*Written instruction*:
Print exactly the part opening with the line containing "Clone this chart in matplotlib." and closing with the line containing "1.465, 1.986, 1.970, 1.805, 1.823, 1.601, 1.568, 1.574, 1.601]", with both of those lines included.

*Rows from a dataset of charts and code*:
## START
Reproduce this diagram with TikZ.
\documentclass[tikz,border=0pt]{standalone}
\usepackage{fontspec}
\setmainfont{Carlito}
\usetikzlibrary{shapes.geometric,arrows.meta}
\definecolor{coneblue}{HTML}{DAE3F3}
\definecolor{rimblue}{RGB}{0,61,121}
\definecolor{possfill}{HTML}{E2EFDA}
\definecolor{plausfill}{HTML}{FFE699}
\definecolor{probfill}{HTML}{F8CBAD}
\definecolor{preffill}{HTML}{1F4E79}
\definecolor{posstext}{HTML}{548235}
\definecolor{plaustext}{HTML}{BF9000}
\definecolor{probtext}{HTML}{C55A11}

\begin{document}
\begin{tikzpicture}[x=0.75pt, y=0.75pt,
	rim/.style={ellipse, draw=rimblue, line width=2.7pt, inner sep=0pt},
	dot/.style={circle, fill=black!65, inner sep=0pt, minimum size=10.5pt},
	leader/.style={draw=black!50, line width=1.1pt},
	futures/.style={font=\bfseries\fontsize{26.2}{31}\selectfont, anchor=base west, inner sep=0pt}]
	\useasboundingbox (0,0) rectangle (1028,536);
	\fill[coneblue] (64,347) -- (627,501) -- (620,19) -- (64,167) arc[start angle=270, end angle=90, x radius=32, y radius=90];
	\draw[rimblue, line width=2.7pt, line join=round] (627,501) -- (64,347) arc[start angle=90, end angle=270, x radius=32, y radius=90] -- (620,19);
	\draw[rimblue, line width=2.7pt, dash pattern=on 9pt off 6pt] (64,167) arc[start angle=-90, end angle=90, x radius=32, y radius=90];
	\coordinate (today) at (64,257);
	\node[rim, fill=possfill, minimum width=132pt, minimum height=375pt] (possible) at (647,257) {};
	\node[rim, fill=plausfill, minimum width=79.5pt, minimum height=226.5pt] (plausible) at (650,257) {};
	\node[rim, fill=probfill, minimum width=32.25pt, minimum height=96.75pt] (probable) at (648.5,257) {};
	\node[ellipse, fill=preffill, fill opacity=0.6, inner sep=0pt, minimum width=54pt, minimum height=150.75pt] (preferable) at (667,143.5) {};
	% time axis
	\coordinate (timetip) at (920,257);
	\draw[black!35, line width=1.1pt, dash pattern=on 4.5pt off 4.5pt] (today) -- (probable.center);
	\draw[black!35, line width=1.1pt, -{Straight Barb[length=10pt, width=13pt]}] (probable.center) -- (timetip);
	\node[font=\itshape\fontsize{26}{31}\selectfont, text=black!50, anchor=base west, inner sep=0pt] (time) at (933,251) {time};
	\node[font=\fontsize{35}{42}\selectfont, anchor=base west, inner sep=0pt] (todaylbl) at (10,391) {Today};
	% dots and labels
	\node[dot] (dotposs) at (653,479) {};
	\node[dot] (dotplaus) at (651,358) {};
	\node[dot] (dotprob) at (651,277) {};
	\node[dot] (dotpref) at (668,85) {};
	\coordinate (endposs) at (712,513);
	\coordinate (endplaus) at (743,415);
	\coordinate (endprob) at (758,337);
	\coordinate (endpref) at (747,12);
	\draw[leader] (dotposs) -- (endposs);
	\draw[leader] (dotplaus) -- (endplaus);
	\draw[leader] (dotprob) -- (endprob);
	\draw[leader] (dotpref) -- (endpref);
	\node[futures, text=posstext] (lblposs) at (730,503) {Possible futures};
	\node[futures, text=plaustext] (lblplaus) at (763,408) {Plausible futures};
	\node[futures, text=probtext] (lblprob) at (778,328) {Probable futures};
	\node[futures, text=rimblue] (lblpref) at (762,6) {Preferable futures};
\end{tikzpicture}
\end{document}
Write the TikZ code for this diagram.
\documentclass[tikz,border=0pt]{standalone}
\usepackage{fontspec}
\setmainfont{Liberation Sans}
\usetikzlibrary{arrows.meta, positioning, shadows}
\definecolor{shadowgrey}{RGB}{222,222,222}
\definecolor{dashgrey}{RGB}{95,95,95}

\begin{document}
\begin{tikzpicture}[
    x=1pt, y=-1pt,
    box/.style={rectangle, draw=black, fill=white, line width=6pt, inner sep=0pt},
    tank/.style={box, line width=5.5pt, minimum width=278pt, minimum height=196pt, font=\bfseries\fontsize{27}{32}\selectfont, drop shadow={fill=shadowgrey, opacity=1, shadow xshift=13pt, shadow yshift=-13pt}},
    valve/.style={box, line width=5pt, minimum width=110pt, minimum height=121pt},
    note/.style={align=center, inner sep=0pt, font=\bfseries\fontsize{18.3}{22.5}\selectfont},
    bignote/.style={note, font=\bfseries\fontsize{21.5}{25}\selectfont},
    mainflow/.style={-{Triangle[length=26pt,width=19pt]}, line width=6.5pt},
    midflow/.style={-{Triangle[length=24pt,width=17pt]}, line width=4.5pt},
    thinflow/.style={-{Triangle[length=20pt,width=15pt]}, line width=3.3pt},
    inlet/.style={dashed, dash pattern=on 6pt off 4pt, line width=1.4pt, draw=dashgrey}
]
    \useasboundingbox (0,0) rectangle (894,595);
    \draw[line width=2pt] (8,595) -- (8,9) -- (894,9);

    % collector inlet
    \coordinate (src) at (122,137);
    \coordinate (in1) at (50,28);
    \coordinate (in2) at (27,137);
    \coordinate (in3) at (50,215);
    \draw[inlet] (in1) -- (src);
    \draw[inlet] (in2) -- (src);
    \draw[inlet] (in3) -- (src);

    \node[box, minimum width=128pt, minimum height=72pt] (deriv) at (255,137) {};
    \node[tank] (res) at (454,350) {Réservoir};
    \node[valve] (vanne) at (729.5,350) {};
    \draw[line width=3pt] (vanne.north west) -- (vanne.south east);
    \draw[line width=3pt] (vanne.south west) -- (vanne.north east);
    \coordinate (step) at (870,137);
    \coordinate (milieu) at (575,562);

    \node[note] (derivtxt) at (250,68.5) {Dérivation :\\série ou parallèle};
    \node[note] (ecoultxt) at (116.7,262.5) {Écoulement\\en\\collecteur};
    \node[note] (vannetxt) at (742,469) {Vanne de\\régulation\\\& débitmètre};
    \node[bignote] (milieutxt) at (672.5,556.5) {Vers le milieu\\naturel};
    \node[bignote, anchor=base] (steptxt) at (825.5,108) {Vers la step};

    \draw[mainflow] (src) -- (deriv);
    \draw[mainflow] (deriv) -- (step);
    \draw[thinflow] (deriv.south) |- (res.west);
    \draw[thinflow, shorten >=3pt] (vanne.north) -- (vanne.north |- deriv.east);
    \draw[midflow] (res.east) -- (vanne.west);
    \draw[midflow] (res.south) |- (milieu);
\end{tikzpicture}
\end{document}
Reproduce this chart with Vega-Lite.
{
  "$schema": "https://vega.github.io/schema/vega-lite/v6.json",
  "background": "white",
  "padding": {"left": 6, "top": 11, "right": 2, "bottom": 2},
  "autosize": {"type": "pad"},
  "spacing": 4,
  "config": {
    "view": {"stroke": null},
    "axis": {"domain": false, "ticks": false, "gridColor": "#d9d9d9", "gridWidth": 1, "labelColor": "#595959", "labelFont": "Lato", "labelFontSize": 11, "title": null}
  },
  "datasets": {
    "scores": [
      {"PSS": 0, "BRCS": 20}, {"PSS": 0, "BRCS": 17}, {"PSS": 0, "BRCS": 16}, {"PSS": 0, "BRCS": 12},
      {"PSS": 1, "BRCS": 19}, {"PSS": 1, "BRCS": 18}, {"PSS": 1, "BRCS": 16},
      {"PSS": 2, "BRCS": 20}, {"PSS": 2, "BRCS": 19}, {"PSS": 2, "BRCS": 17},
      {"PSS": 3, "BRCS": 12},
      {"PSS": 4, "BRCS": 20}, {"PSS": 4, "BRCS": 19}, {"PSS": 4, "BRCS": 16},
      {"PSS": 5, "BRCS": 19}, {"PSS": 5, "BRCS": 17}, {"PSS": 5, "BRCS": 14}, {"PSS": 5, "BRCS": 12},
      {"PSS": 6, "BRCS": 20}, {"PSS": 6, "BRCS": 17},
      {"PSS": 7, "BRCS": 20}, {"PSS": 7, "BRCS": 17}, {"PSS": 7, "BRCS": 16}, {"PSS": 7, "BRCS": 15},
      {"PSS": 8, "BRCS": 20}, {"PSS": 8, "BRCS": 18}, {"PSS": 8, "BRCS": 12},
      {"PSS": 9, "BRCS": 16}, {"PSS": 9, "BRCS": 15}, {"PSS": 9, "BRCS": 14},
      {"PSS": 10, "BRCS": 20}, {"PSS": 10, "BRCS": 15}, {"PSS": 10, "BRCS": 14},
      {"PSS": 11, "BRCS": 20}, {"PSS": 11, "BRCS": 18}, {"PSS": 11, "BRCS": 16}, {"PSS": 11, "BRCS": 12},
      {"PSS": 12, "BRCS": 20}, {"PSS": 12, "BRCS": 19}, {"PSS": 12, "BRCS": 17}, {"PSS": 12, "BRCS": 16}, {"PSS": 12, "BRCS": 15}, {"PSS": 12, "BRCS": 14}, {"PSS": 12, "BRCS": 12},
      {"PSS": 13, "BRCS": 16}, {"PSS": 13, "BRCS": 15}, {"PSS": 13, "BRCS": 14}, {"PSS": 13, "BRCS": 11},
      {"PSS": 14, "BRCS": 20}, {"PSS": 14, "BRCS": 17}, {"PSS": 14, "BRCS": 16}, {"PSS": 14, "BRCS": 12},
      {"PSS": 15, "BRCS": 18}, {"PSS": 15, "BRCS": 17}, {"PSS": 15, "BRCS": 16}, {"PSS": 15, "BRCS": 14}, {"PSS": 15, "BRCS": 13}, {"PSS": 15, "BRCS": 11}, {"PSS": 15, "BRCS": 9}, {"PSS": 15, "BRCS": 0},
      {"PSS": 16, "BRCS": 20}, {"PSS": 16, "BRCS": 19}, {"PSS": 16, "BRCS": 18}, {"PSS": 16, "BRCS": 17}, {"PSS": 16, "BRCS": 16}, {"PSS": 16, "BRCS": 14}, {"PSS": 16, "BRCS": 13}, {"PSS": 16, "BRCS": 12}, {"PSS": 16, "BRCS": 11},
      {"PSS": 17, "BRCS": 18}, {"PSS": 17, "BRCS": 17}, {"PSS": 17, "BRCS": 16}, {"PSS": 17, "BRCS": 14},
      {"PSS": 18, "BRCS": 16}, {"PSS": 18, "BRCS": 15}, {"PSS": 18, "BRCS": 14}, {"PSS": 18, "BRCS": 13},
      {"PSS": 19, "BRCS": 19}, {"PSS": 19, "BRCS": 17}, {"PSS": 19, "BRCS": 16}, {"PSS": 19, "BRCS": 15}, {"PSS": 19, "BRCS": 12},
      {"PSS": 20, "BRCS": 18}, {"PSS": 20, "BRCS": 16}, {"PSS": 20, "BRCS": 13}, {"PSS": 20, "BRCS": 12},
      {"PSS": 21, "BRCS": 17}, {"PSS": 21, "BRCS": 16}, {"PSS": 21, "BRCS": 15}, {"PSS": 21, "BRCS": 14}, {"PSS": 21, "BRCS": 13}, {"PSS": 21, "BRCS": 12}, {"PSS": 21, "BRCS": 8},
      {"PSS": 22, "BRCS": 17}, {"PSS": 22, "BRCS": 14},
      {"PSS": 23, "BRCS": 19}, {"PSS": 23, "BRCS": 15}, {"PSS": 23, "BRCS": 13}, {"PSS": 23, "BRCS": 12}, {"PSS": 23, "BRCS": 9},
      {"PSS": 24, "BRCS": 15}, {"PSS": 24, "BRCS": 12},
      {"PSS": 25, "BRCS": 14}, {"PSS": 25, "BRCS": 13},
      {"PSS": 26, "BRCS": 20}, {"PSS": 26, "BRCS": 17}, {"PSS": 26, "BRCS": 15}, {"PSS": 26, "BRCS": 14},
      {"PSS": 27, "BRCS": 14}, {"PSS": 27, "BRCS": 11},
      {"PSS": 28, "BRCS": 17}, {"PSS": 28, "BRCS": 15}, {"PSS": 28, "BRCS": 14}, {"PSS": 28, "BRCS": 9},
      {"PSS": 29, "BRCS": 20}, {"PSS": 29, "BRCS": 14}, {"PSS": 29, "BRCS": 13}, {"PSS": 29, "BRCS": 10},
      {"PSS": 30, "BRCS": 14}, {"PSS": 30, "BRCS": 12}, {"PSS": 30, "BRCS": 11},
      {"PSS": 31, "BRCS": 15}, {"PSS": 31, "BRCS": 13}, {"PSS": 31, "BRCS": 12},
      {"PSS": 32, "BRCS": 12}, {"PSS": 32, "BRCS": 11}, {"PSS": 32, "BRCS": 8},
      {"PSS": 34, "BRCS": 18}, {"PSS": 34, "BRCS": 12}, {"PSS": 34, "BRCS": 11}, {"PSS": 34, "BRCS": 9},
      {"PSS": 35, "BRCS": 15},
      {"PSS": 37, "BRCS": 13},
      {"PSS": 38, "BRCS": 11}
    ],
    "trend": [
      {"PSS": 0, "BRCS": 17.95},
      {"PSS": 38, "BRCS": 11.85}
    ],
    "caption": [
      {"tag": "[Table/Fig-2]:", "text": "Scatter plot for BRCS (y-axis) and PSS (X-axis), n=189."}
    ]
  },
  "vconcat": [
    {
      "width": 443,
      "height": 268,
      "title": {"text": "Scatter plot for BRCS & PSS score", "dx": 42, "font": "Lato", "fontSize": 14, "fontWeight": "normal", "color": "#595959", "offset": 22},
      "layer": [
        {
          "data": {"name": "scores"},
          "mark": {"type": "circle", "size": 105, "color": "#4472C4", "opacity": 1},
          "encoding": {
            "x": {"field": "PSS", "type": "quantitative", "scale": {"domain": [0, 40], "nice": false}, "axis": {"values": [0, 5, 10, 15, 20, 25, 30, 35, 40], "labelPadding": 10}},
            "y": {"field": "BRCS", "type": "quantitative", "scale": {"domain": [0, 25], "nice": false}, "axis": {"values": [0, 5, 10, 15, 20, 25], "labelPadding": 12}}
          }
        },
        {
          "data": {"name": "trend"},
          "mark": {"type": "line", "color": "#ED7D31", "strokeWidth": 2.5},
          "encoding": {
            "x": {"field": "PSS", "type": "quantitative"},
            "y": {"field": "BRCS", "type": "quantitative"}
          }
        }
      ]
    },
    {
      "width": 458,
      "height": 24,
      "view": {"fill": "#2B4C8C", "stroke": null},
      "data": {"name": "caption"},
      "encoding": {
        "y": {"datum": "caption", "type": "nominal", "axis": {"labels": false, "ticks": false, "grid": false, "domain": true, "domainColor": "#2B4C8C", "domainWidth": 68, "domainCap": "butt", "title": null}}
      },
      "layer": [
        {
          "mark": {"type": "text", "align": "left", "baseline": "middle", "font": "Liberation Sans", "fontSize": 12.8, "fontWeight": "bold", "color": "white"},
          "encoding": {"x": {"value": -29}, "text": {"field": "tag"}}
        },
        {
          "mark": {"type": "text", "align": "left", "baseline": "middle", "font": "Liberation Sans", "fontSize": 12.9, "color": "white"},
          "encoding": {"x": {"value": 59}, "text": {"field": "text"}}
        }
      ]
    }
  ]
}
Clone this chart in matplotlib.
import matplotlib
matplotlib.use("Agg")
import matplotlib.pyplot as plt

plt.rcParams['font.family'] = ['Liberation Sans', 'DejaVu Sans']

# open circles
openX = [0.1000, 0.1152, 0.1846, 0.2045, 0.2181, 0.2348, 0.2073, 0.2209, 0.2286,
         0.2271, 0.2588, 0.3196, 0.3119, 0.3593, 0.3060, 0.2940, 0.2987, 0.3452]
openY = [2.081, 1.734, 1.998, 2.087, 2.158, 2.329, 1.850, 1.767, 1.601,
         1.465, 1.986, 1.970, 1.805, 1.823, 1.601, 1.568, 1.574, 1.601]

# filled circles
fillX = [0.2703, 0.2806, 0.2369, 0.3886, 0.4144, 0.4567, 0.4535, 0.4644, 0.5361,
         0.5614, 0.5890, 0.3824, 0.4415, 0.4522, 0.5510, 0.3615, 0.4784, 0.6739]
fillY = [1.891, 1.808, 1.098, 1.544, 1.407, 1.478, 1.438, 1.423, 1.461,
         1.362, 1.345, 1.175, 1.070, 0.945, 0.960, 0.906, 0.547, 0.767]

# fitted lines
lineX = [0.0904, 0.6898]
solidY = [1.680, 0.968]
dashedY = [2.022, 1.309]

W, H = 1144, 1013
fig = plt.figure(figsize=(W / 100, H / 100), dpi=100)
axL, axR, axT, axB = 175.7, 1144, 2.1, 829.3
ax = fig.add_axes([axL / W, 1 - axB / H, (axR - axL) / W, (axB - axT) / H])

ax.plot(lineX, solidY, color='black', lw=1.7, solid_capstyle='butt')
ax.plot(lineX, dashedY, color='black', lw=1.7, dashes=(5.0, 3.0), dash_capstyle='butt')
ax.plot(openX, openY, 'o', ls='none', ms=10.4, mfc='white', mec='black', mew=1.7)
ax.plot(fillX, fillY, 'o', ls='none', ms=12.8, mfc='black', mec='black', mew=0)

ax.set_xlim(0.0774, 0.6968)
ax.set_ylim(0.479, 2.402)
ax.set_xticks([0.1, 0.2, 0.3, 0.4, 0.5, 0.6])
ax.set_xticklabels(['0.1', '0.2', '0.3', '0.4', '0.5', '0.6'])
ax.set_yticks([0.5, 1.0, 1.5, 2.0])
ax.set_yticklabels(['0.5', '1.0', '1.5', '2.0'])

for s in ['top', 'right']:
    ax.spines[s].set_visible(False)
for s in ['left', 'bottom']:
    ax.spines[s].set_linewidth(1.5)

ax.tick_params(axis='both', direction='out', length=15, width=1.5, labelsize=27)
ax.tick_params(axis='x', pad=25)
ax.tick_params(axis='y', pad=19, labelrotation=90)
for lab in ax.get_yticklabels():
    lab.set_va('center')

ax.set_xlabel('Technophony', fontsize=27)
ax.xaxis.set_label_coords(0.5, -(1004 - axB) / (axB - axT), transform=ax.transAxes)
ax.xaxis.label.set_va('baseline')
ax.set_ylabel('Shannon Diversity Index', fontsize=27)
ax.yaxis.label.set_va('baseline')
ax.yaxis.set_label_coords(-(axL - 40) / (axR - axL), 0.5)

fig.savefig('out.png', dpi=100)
## END
*Answer to the task*:
Clone this chart in matplotlib.
import matplotlib
matplotlib.use("Agg")
import matplotlib.pyplot as plt

plt.rcParams['font.family'] = ['Liberation Sans', 'DejaVu Sans']

# open circles
openX = [0.1000, 0.1152, 0.1846, 0.2045, 0.2181, 0.2348, 0.2073, 0.2209, 0.2286,
         0.2271, 0.2588, 0.3196, 0.3119, 0.3593, 0.3060, 0.2940, 0.2987, 0.3452]
openY = [2.081, 1.734, 1.998, 2.087, 2.158, 2.329, 1.850, 1.767, 1.601,
         1.465, 1.986, 1.970, 1.805, 1.823, 1.601, 1.568, 1.574, 1.601]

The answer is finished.